(The request) Print the listing as it stands, omitting all images.

— BEGIN —

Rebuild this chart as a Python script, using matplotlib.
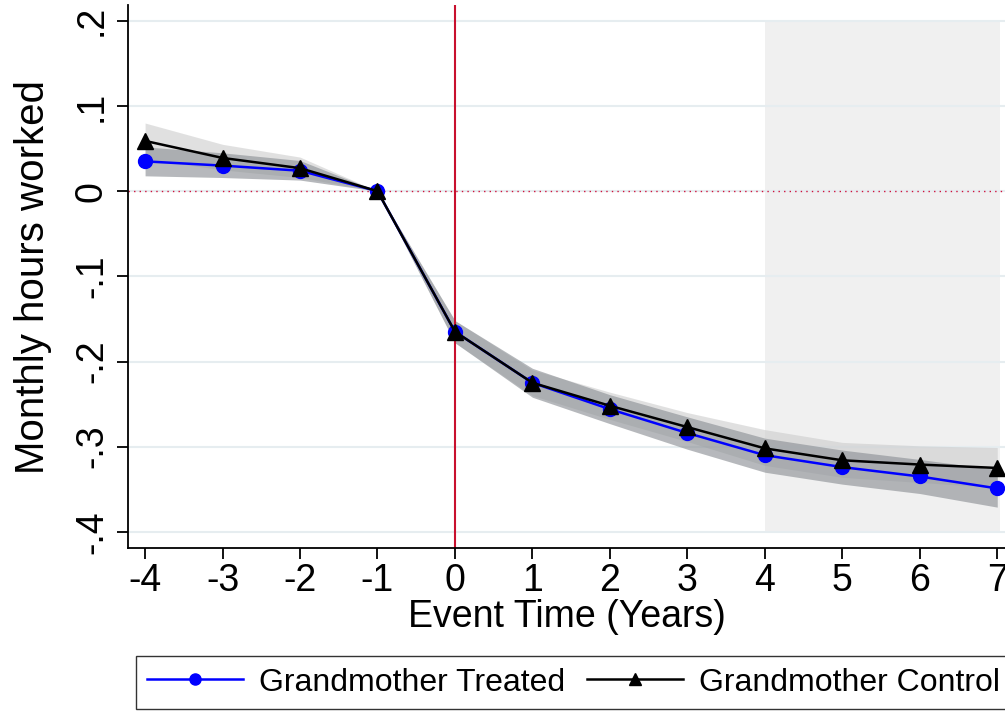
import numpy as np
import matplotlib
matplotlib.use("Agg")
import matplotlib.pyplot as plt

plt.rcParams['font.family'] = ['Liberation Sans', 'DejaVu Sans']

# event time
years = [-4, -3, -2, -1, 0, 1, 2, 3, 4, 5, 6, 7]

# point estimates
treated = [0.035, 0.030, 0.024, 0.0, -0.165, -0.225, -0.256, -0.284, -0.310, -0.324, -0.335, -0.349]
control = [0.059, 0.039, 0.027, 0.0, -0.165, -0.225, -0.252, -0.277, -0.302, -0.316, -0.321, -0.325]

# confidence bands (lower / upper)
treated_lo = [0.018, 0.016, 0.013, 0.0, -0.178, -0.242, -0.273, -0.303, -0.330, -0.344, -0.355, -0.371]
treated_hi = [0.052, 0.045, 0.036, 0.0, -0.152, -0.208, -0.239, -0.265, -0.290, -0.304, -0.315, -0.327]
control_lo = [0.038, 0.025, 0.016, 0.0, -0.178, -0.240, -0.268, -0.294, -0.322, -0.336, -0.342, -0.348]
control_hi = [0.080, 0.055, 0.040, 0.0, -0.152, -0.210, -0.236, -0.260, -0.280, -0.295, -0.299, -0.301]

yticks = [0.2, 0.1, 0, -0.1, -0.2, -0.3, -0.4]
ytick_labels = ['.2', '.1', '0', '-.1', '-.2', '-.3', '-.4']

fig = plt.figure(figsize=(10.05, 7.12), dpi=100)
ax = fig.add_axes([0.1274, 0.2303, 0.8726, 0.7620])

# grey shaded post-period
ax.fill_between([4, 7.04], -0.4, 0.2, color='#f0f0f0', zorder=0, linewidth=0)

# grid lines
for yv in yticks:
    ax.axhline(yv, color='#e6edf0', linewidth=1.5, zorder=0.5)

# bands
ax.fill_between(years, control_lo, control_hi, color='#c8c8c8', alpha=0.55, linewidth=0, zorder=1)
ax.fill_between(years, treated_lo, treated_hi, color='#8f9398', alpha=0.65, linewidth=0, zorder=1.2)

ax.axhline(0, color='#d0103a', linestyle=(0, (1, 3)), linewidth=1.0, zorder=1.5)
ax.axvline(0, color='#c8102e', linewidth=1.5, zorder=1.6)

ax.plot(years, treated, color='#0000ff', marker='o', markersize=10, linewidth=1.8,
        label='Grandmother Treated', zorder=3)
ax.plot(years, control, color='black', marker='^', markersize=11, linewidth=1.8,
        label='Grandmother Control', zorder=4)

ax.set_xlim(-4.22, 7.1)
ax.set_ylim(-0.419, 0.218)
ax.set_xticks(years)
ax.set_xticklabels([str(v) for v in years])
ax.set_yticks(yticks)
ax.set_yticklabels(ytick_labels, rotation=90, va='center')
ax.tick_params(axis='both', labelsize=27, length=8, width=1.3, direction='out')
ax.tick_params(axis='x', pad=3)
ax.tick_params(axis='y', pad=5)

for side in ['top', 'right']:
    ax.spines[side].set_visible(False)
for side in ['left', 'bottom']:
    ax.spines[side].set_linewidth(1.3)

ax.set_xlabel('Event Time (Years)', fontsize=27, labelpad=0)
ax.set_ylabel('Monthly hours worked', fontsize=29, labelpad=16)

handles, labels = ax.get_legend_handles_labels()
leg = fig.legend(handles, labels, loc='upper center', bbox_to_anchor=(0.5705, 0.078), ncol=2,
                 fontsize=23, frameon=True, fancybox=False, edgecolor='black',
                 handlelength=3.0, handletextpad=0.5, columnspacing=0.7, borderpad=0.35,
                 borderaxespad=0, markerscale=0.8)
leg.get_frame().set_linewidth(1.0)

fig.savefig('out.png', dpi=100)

— END —

(Solution for this exercise)
Rebuild this chart as a Python script, using matplotlib.
import numpy as np
import matplotlib
matplotlib.use("Agg")
import matplotlib.pyplot as plt

plt.rcParams['font.family'] = ['Liberation Sans', 'DejaVu Sans']

# event time
years = [-4, -3, -2, -1, 0, 1, 2, 3, 4, 5, 6, 7]

# point estimates
treated = [0.035, 0.030, 0.024, 0.0, -0.165, -0.225, -0.256, -0.284, -0.310, -0.324, -0.335, -0.349]
control = [0.059, 0.039, 0.027, 0.0, -0.165, -0.225, -0.252, -0.277, -0.302, -0.316, -0.321, -0.325]

# confidence bands (lower / upper)
treated_lo = [0.018, 0.016, 0.013, 0.0, -0.178, -0.242, -0.273, -0.303, -0.330, -0.344, -0.355, -0.371]
treated_hi = [0.052, 0.045, 0.036, 0.0, -0.152, -0.208, -0.239, -0.265, -0.290, -0.304, -0.315, -0.327]
control_lo = [0.038, 0.025, 0.016, 0.0, -0.178, -0.240, -0.268, -0.294, -0.322, -0.336, -0.342, -0.348]
control_hi = [0.080, 0.055, 0.040, 0.0, -0.152, -0.210, -0.236, -0.260, -0.280, -0.295, -0.299, -0.301]

yticks = [0.2, 0.1, 0, -0.1, -0.2, -0.3, -0.4]
ytick_labels = ['.2', '.1', '0', '-.1', '-.2', '-.3', '-.4']

fig = plt.figure(figsize=(10.05, 7.12), dpi=100)
ax = fig.add_axes([0.1274, 0.2303, 0.8726, 0.7620])

# grey shaded post-period
ax.fill_between([4, 7.04], -0.4, 0.2, color='#f0f0f0', zorder=0, linewidth=0)

# grid lines
for yv in yticks:
    ax.axhline(yv, color='#e6edf0', linewidth=1.5, zorder=0.5)

# bands
ax.fill_between(years, control_lo, control_hi, color='#c8c8c8', alpha=0.55, linewidth=0, zorder=1)
ax.fill_between(years, treated_lo, treated_hi, color='#8f9398', alpha=0.65, linewidth=0, zorder=1.2)

ax.axhline(0, color='#d0103a', linestyle=(0, (1, 3)), linewidth=1.0, zorder=1.5)
ax.axvline(0, color='#c8102e', linewidth=1.5, zorder=1.6)

ax.plot(years, treated, color='#0000ff', marker='o', markersize=10, linewidth=1.8,
        label='Grandmother Treated', zorder=3)
ax.plot(years, control, color='black', marker='^', markersize=11, linewidth=1.8,
        label='Grandmother Control', zorder=4)

ax.set_xlim(-4.22, 7.1)
ax.set_ylim(-0.419, 0.218)
ax.set_xticks(years)
ax.set_xticklabels([str(v) for v in years])
ax.set_yticks(yticks)
ax.set_yticklabels(ytick_labels, rotation=90, va='center')
ax.tick_params(axis='both', labelsize=27, length=8, width=1.3, direction='out')
ax.tick_params(axis='x', pad=3)
ax.tick_params(axis='y', pad=5)

for side in ['top', 'right']:
    ax.spines[side].set_visible(False)
for side in ['left', 'bottom']:
    ax.spines[side].set_linewidth(1.3)

ax.set_xlabel('Event Time (Years)', fontsize=27, labelpad=0)
ax.set_ylabel('Monthly hours worked', fontsize=29, labelpad=16)

handles, labels = ax.get_legend_handles_labels()
leg = fig.legend(handles, labels, loc='upper center', bbox_to_anchor=(0.5705, 0.078), ncol=2,
                 fontsize=23, frameon=True, fancybox=False, edgecolor='black',
                 handlelength=3.0, handletextpad=0.5, columnspacing=0.7, borderpad=0.35,
                 borderaxespad=0, markerscale=0.8)
leg.get_frame().set_linewidth(1.0)

fig.savefig('out.png', dpi=100)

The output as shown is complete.